How Coastal Sediment Moves
The mechanism for longshore drift is a two-step sequence involving how waves interact with the beach when approaching at an angle. The sequence begins with the swash, the rush of water carrying sediment up the beach after a wave breaks. Since incoming waves arrive obliquely, the swash drives the sediment diagonally up the beach slope in the direction of the wave.
Once wave energy is dissipated, the water returns to the sea under gravity, an action known as the backwash. The backwash pulls the water and sediment straight back down the steepest gradient of the beach, making its path perpendicular to the shoreline. This repeated cycle of diagonal swash followed by perpendicular backwash creates a distinctive zig-zag pattern of sediment movement. The cumulative effect is a net transfer of material along the coast in the direction of the dominant wave approach.
The Physical Results of Drift
Longshore drift leads to the creation of significant depositional coastal landforms. When the coastline abruptly changes direction, such as at a bay or river mouth, waves lose energy and can no longer carry their full sediment load. The resulting deposition of sand and shingle forms a long, narrow ridge extending into the water known as a spit. Spits are attached to the land at one end and often develop a curved or “hooked” end due to secondary wave action or opposing currents.

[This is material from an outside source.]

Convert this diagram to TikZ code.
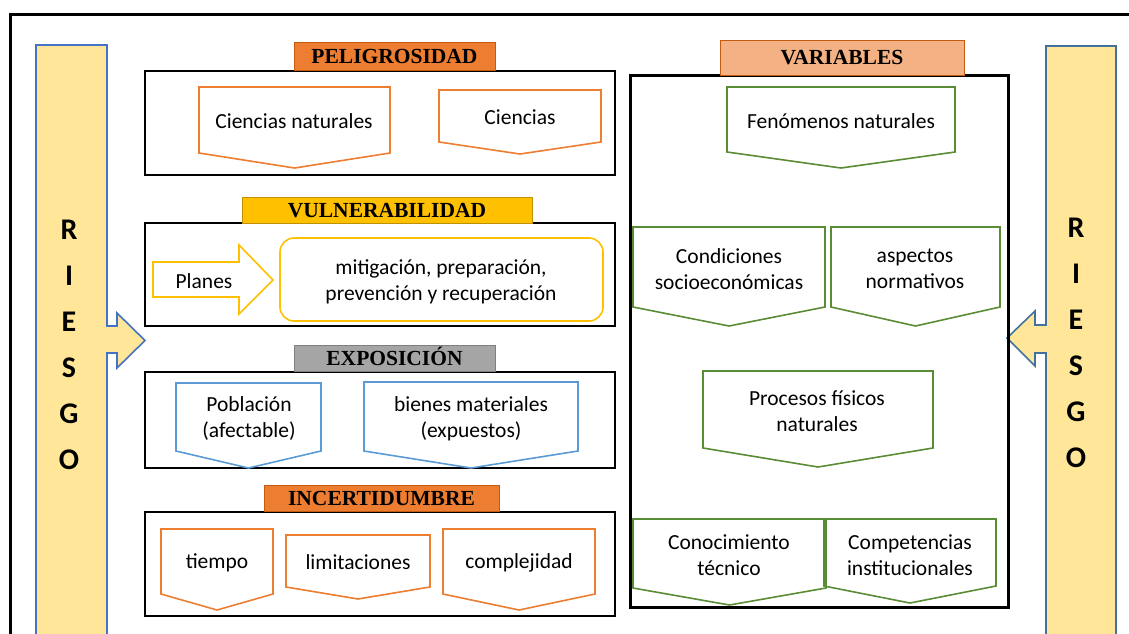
\documentclass[tikz,border=0pt]{standalone}
\usepackage{fontspec}
\setmainfont{Carlito}
\newfontfamily\titlefont{Liberation Serif}
\usepackage{tikz}
\definecolor{Naranja}{HTML}{ED7D31}
\definecolor{NaranjaOsc}{HTML}{C55A11}
\definecolor{Oro}{HTML}{FFC000}
\definecolor{OroOsc}{HTML}{BF9000}
\definecolor{Gris}{HTML}{A5A5A5}
\definecolor{GrisOsc}{HTML}{7F7F7F}
\definecolor{Salmon}{HTML}{F4B183}
\definecolor{Crema}{HTML}{FFE699}
\definecolor{Azul}{HTML}{4472C4}
\definecolor{AzulAcero}{HTML}{41719C}
\definecolor{Celeste}{HTML}{5B9BD5}
\definecolor{Verde}{HTML}{5A8C36}

\begin{document}
\begin{tikzpicture}[x=1pt, y=-1pt,
  caja/.style={draw=black, line width=2pt},
  titulo/.style={draw, line width=1pt, inner sep=0pt, text height=14pt, text depth=0pt,
    font=\titlefont\bfseries\fontsize{21.5}{24}\selectfont},
  texto/.style={align=center, inner sep=0pt, font=\fontsize{21.5}{26}\selectfont},
  letra/.style={inner sep=0pt, font=\bfseries\fontsize{30}{31}\selectfont},
  flecha/.style={line width=1.6pt, line join=miter}
]
\useasboundingbox (0,0) rectangle (1129,633);
\clip (0,0) rectangle (1129,633);

% marco
\draw[line width=3pt] (10,640) -- (10,14) -- (1135,14);

% barras RIESGO
\draw[flecha, fill=Crema, draw=Azul] (36,640) -- (36,45) -- (107,45) -- (107,326) -- (117,326)
  -- (117,313) -- (145,340.5) -- (117,368) -- (117,353) -- (107,353) -- (107,640);
\draw[flecha, fill=Crema, draw=AzulAcero] (1116,640) -- (1116,46) -- (1046,46) -- (1046,325) -- (1035,325)
  -- (1035,311) -- (1007,338) -- (1035,366) -- (1035,353) -- (1046,353) -- (1046,640);
\foreach \l [count=\i] in {R,I,E,S,G,O}
{
  \node[letra] (rizq-\i) at (69,{230+46*(\i-1)}) {\l};
  \node[letra] (rder-\i) at (1076,{228+46*(\i-1)}) {\l};
}

% cajas
\draw[caja] (145,71) rectangle (615,175);
\draw[caja] (145,223) rectangle (615,326);
\draw[caja] (145,372) rectangle (615,468);
\draw[caja] (145,512) rectangle (615,616);
\draw[caja, line width=3pt] (630,75) rectangle (1008,607);

% titulos
\node[titulo, fill=Naranja, draw=NaranjaOsc, minimum width=201, minimum height=28] (peli) at (394.5,56) {PELIGROSIDAD};
\node[titulo, fill=Oro, draw=OroOsc, minimum width=290, minimum height=26] (vuln) at (387,210) {VULNERABILIDAD};
\node[titulo, fill=Gris, draw=GrisOsc, minimum width=201, minimum height=26] (expo) at (394.5,358) {EXPOSICIÓN};
\node[titulo, fill=Naranja, draw=NaranjaOsc, minimum width=235, minimum height=26] (incert) at (381.5,498) {INCERTIDUMBRE};
\node[titulo, fill=Salmon, draw=NaranjaOsc, minimum width=244, minimum height=35] (vars) at (842,57.5) {VARIABLES};

% pentagonos
\foreach \xa/\ya/\xb/\ys/\yt in {199/87/390/153/168, 439/90/601/142/154, 161/529/273/594/610,
  286/535/430/587/599, 443/529/595/594/610}
  \draw[flecha, Naranja] (\xa,\ya) -- (\xb,\ya) -- (\xb,\ys) -- ({(\xa+\xb)/2},\yt) -- (\xa,\ys) -- cycle;
\foreach \xa/\ya/\xb/\ys/\yt in {176/383/321/451/468, 364/382/578/451/468}
  \draw[flecha, Celeste] (\xa,\ya) -- (\xb,\ya) -- (\xb,\ys) -- ({(\xa+\xb)/2},\yt) -- (\xa,\ys) -- cycle;
\foreach \xa/\ya/\xb/\ys/\yt in {727/87/955/152/168, 633/227/825/307/326, 831/227/1000/307/326,
  703/371/933/448/467, 633/519/826/588/605, 824/519/996/586/603}
  \draw[flecha, Verde] (\xa,\ya) -- (\xb,\ya) -- (\xb,\ys) -- ({(\xa+\xb)/2},\yt) -- (\xa,\ys) -- cycle;

% vulnerabilidad
\draw[flecha, Oro] (153,262) -- (239,262) -- (239,245) -- (273,280) -- (239,314) -- (239,297) -- (153,297) -- cycle;
\draw[flecha, Oro, rounded corners=14] (280,238) rectangle (603,321);

% textos
\node[texto] (cnat) at (294,121) {Ciencias naturales};
\node[texto] (cienc) at (520,117) {Ciencias};
\node[texto] (planes) at (204,281) {Planes};
\node[texto] (mitig) at (441,282) {mitigación, preparación,\\prevención y recuperación};
\node[texto] (pobl) at (249,419) {Población\\(afectable)};
\node[texto] (bienes) at (471,419) {bienes materiales\\(expuestos)};
\node[texto] (tiempo) at (217,563) {tiempo};
\node[texto] (limit) at (358,562) {limitaciones};
\node[texto] (compl) at (519,563) {complejidad};
\node[texto] (fenom) at (841,121) {Fenómenos naturales};
\node[texto] (condic) at (729,269) {Condiciones\\socioeconómicas};
\node[texto] (aspect) at (915,269) {aspectos\\normativos};
\node[texto] (proces) at (817,411) {Procesos físicos\\naturales};
\node[texto] (conoc) at (729,555) {Conocimiento\\técnico};
\node[texto] (compet) at (910,555) {Competencias\\institucionales};
\end{tikzpicture}
\end{document}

If a spit continues to grow completely across a bay, it connects two headlands or the mainland to an island, forming a bar. This continuous ridge of sediment effectively seals off the bay, trapping a body of water often referred to as a lagoon. Conversely, longshore drift contributes to beach erosion where the natural supply of sediment is cut off, such as on the down-drift side of man-made structures like groynes or jetties.
What Controls the Speed of Movement
The rate and efficiency of longshore drift are governed by several variables related to wave characteristics and beach geography. A primary factor is the angle of wave approach, where waves approaching the shore closer to a 45-degree angle produce the most rapid transport. If waves arrive nearly parallel or perpendicular to the coast, the effectiveness of the zig-zag movement is reduced. The energy and velocity of the waves play a major role, as more powerful waves increase the speed of the longshore current and the capacity to move sediment.
The physical characteristics of the beach influence the speed of the drift. Steeper beach slopes generally result in a stronger backwash and more rapid movement of material. The type and size of the sediment affects how it is transported; finer sands are more easily suspended and carried by the current than heavier pebbles or shingle. The distance over which the wind blows to generate the waves, known as the fetch, determines wave strength and the overall magnitude of the drift.